Hey there, time traveller!
This article was published 03/08/2016 (3389 days ago), so information in it may no longer be current.

National inquiries are as much about what they can’t do as what they can do. The launch of a national inquiry into missing and murdered indigenous women won’t bring missing women and girls back, and it will not be a panacea, a quick and easy solution to a painful and complicated problem.

Wednesday’s announcement by Indigenous Affairs Minister Carolyn Bennett outlined the mandate of the inquiry that will begin Sept. 1. Marion Buller, the first female indigenous judge in B.C., will head the commission, joined by Michèle Audette, the former head of the Native Women’s Association of Canada, Qajaq Robinson, an Ottawa lawyer, Marilyn Poitras, a University of Saskatchewan law professor and Brian Eyolfson, a First Nations lawyer from Ontario.

Remarkably, all 10 provinces and three territories have agreed to the terms of reference that will allow the commission to do its work without barriers. While Manitoba was initially reticent to participate, concerned that the inquiry would go over already existing research, the mandate makes it clear it will build on existing knowledge. This includes the pre-inquiry submissions along with the Truth and Reconciliation Commission’s Final Report and the reports of the Missing Women Commission of Inquiry — the Oppal report, which examined how authorities investigated cases involving missing women in the wake of the Robert Pickton case.

JUSTIN TANG / CANADIAN PRESS
Indigenous Affairs Minister Carolyn Bennett
JUSTIN TANG / CANADIAN PRESS Indigenous Affairs Minister Carolyn Bennett

But this inquiry won’t be able to resolve the seemingly insurmountable problem of colonization, poverty and indifference toward women who are First Nations. This inquiry won’t instil trust between First Nations families and the police investigating their relative’s disappearance. It won’t end sloppy police work, it won’t stop institutional racism, it won’t make little girls safe. It won’t find criminal or civil wrongdoing.

Don’t be surprised if the inquiry also points the finger back at the indigenous communities as well. As Joan Jack, an Ojibwa activist from Manitoba has stated, the inquiry will need to look at what’s happening on reserves, where women are routinely oppressed and subjected to violence. That will be hard for some to hear, but necessary in order to move forward.

While inquiries may provide recommendations to move forward, it cannot compel authorities to comply with those recommendations. For cynics, that may be the largest concern. Hold an inquiry into missing and murdered indigenous women and girls with a price tag of $53.86 million and then little action is taken. It sits and rots on a library shelf somewhere while families question why. That would be the cruellest indignity to the memory of those women — over 1200 and counting — who have disappeared or have been found murdered between 1980 and 2013.

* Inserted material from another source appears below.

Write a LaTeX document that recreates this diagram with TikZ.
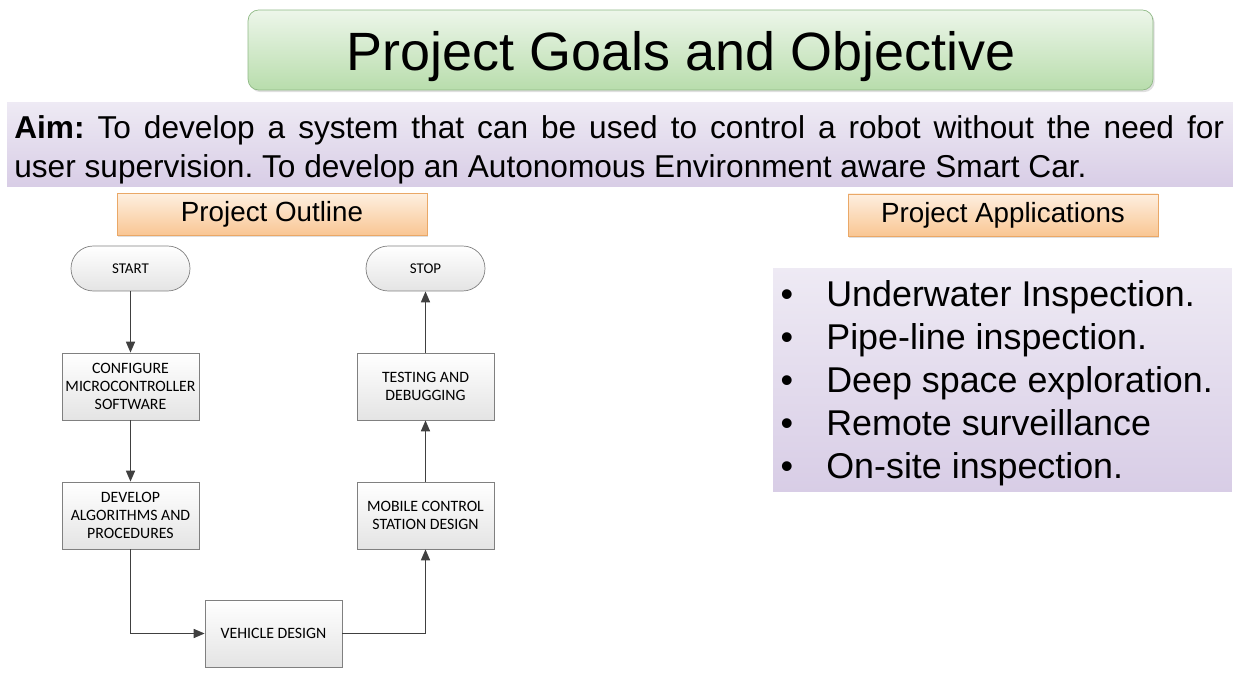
\documentclass[tikz,border=0pt]{standalone}
\usepackage{fontspec}
\setmainfont{Liberation Sans}
\newfontfamily\flowfont{Carlito}
\usepackage{tikz}
\usetikzlibrary{positioning, arrows.meta, shapes.misc, shadows}
\definecolor{titletop}{HTML}{EDF6EA}
\definecolor{titlebot}{HTML}{B8DDAC}
\definecolor{titleline}{HTML}{8FB985}
\definecolor{aimtop}{HTML}{EEEAF4}
\definecolor{aimbot}{HTML}{D8CDE6}
\definecolor{headtop}{HTML}{FEEFE0}
\definecolor{headbot}{HTML}{F9C693}
\definecolor{headline}{HTML}{EAA867}
\definecolor{boxline}{HTML}{808080}
\definecolor{boxbot}{HTML}{E4E4E4}
\definecolor{ink}{HTML}{404040}
\tikzset{
  titlebox/.style = {rectangle, rounded corners=6pt, draw=titleline, thin,
                     top color=titletop, bottom color=titlebot,
                     minimum width=18.1cm, minimum height=1.6cm,
                     drop shadow={shadow xshift=1pt, shadow yshift=-1.2pt, opacity=0.25}},
  band/.style     = {rectangle, top color=aimtop, bottom color=aimbot,
                     minimum width=24.52cm, minimum height=1.7cm},
  header/.style   = {rectangle, draw=headline, thin, top color=headtop, bottom color=headbot,
                     minimum width=6.2cm, minimum height=0.84cm,
                     font=\fontsize{15.8}{18}\selectfont,
                     drop shadow={shadow xshift=0.8pt, shadow yshift=-1pt, opacity=0.25}},
  term/.style     = {rectangle, rounded corners=12.7pt, draw=boxline, top color=white, bottom color=boxbot,
                     minimum width=2.38cm, minimum height=0.9cm,
                     font=\flowfont\fontsize{8.5}{10.4}\selectfont},
  proc/.style     = {rectangle, draw=boxline, top color=white, bottom color=boxbot,
                     minimum width=2.74cm, minimum height=1.34cm, inner sep=1pt,
                     align=center, font=\flowfont\fontsize{9}{10.4}\selectfont},
  appbox/.style   = {rectangle, top color=aimtop, bottom color=aimbot,
                     minimum width=9.18cm, minimum height=4.48cm},
  appitem/.style  = {inner sep=0pt, font=\fontsize{20.4}{24}\selectfont},
  ar/.style       = {-{Triangle[length=2.2mm,width=1.8mm]}, line width=0.9pt, draw=ink},
}
\begin{document}
\frenchspacing
\begin{tikzpicture}[x=0.02cm, y=-0.02cm]
  \useasboundingbox (0,0) rectangle (1245,678);

  % ----- title -----
  \node[titlebox] (title) at (700.5,50) {};
  \node[font=\fontsize{30.7}{36}\selectfont] (titletext) at (681,57) {Project Goals and Objective};

  % ----- aim -----
  \node[band] (aim) at (620,144.5) {};
  \node[anchor=west, inner sep=0pt, text width=24.2cm, align=justify,
        font=\fontsize{18}{22.2}\selectfont] (aimtext) at (14,150)
    {\textbf{Aim:} To develop a system that can be used to control a robot without the need for\linebreak
     user supervision. To develop an Autonomous Environment aware Smart Car.};

  % ----- headers -----
  \node[header] (outline) at (272,214.5) {Project Outline};
  \node[header] (apps) at (1003,215) {Project Applications};

  % ----- flow chart -----
  \node[term] (start) at (130.5,268.5) {START};
  \node[term] (stop) at (425.5,268.5) {STOP};
  \node[proc] (config) at (130.5,386.5) {CONFIGURE\\MICROCONTROLLER\\SOFTWARE};
  \node[proc] (testing) at (425.5,386.5) {TESTING AND\\DEBUGGING};
  \node[proc] (develop) at (130.5,515.5) {DEVELOP\\ALGORITHMS AND\\PROCEDURES};
  \node[proc] (mobile) at (425.5,515.5) {MOBILE CONTROL\\STATION DESIGN};
  \node[proc] (vehicle) at (273.5,633.5) {VEHICLE DESIGN};

  \draw[ar] (start) -- (config);
  \draw[ar] (config) -- (develop);
  \draw[ar] (develop.south) |- (vehicle.west);
  \draw[ar] (vehicle.east) -| (mobile.south);
  \draw[ar] (mobile) -- (testing);
  \draw[ar] (testing) -- (stop);

  % ----- applications -----
  \node[appbox] (applist) at (1002.5,380) {};
  \foreach \i/\t in {0/Underwater Inspection., 1/Pipe-line inspection., 2/Deep space exploration.,
                     3/Remote surveillance, 4/On-site inspection.}
    {\node[appitem, anchor=base] (bul\i) at (787,307+43*\i) {\textbullet};
     \node[appitem, anchor=base west] (item\i) at (826,307+43*\i) {\t};}

\end{tikzpicture}
\end{document}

No doubt this inquiry will make Canadians uncomfortable much like the Truth and Reconciliation hearings did over the four years of testimony from survivors of residential schools. That’s to be expected because stories of racism and misogyny are difficult to hear. As Sen. Murray Sinclair said: “ We will learn of things that will be hard to believe, and we will be challenged to do what we cannot now imagine.”

This is the third time indigenous people have told their stories: first to the Royal Commission on Aboriginal Peoples and second with the Truth and Reconciliation Commission. This latest inquiry will give families a voice, but Canadians do need to start listening.